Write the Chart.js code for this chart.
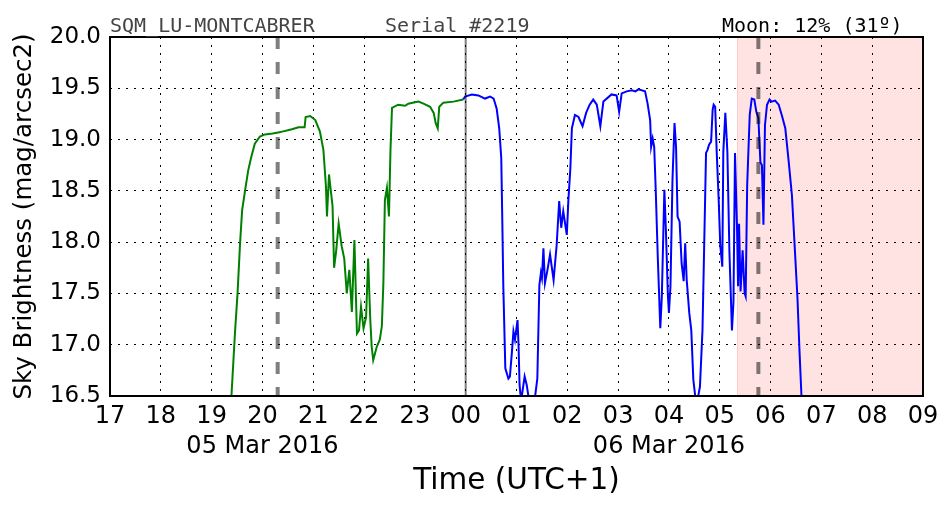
---
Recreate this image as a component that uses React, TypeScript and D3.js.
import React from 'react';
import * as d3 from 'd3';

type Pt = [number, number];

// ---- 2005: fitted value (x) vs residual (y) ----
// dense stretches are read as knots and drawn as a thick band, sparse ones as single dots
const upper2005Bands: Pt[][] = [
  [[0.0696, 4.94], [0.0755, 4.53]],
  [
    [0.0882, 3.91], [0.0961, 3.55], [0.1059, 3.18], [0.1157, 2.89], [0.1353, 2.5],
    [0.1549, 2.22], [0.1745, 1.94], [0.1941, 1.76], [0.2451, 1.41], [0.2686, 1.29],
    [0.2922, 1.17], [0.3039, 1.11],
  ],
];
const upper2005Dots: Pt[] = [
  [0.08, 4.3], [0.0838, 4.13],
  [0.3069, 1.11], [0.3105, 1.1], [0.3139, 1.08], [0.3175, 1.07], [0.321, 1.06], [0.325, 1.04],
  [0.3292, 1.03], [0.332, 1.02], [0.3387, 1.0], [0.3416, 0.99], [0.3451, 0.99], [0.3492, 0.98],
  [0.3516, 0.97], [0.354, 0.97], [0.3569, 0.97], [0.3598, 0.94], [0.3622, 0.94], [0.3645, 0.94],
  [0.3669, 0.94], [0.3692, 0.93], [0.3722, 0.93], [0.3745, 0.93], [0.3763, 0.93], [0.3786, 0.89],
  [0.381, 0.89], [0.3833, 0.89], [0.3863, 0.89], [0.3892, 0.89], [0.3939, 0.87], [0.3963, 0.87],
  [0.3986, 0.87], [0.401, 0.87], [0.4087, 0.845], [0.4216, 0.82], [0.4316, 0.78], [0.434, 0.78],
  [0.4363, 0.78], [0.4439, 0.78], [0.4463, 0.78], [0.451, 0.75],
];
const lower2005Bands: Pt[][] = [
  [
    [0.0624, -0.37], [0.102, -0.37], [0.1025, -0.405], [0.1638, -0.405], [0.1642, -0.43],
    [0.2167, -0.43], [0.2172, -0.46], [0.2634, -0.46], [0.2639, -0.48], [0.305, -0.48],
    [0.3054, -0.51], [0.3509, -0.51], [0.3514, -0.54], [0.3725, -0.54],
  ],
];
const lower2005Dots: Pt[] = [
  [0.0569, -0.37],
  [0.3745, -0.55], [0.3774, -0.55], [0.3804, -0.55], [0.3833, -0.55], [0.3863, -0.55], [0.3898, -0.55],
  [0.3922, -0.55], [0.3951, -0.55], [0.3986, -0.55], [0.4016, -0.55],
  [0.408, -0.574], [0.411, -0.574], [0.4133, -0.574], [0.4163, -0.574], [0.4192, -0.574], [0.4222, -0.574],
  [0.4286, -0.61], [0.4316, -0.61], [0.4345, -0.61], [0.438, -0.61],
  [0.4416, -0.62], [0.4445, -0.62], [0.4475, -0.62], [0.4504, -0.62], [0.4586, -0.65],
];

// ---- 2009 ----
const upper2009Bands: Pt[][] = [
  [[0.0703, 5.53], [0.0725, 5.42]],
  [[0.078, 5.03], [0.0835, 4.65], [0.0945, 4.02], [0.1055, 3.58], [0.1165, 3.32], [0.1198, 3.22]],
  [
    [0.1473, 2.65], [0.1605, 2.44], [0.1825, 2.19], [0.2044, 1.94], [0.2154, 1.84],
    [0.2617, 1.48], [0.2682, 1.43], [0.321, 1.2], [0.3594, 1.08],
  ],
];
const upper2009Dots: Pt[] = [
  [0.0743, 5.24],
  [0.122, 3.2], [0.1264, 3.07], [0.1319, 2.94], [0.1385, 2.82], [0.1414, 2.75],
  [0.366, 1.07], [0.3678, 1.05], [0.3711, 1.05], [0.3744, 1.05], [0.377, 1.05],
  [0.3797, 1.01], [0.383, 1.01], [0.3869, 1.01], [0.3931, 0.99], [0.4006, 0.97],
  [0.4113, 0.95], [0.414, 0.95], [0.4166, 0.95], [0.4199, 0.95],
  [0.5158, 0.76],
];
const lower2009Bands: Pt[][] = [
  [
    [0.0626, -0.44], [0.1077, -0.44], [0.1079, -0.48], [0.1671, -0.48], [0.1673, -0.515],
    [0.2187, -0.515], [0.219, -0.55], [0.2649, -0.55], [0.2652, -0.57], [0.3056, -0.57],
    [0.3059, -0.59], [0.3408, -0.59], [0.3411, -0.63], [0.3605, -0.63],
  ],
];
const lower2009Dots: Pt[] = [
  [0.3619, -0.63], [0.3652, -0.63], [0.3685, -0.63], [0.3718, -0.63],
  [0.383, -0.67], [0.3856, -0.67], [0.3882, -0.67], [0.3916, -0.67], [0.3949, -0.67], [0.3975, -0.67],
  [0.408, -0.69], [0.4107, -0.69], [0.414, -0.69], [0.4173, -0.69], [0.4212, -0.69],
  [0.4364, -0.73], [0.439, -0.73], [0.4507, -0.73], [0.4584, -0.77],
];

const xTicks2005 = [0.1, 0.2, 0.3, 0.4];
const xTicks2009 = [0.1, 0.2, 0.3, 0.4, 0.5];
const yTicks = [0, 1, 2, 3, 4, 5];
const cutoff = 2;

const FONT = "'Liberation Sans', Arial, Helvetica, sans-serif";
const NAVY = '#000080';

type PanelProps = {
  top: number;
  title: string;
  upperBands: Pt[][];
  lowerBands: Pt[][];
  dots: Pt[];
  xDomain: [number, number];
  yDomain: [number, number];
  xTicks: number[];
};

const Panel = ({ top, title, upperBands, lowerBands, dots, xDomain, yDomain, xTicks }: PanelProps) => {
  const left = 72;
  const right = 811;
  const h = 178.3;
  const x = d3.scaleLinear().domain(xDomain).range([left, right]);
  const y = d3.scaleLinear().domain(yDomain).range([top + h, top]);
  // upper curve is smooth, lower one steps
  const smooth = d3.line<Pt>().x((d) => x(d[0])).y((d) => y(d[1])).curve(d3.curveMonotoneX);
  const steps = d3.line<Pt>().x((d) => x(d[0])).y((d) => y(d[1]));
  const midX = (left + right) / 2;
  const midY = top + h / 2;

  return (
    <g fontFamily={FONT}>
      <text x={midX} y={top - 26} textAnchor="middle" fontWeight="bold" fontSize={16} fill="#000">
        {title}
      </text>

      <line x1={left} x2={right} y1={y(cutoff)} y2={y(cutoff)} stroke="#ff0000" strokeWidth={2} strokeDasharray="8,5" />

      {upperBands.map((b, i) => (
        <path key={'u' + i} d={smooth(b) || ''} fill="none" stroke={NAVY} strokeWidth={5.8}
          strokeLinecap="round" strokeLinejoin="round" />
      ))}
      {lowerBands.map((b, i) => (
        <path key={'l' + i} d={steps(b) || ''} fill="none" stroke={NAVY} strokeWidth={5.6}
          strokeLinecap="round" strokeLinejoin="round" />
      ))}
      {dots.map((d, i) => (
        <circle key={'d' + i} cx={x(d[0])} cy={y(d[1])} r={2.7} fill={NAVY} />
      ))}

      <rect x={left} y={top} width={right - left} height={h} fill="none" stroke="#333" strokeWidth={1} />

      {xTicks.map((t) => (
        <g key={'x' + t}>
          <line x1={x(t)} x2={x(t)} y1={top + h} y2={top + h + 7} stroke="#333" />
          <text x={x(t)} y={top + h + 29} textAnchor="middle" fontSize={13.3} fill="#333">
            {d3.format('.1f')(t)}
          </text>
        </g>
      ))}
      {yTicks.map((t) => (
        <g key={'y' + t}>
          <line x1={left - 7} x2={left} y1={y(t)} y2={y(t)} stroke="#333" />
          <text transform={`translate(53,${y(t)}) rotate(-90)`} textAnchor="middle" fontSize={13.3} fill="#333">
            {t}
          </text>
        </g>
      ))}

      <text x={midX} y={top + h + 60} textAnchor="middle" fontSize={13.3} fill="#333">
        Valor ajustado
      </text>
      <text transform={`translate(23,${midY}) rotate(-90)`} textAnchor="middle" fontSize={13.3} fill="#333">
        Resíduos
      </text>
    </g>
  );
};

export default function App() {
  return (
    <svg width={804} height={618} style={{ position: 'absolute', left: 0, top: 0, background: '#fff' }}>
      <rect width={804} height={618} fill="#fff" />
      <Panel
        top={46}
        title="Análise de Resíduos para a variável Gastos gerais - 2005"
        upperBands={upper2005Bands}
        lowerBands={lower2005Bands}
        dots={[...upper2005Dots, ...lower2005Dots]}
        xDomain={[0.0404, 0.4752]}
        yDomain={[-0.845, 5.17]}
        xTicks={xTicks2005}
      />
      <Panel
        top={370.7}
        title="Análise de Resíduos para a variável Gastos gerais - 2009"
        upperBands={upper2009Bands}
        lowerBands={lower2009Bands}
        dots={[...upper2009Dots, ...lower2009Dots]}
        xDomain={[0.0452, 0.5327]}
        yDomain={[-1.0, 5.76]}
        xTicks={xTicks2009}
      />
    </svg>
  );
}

Task prompt:
Extract, word for word, the line containing "Recreate this image", the line containing "type Pt = [number, number];", and every line between them.

Output for this task:
Recreate this image as a component that uses React, TypeScript and D3.js.
import React from 'react';
import * as d3 from 'd3';

type Pt = [number, number];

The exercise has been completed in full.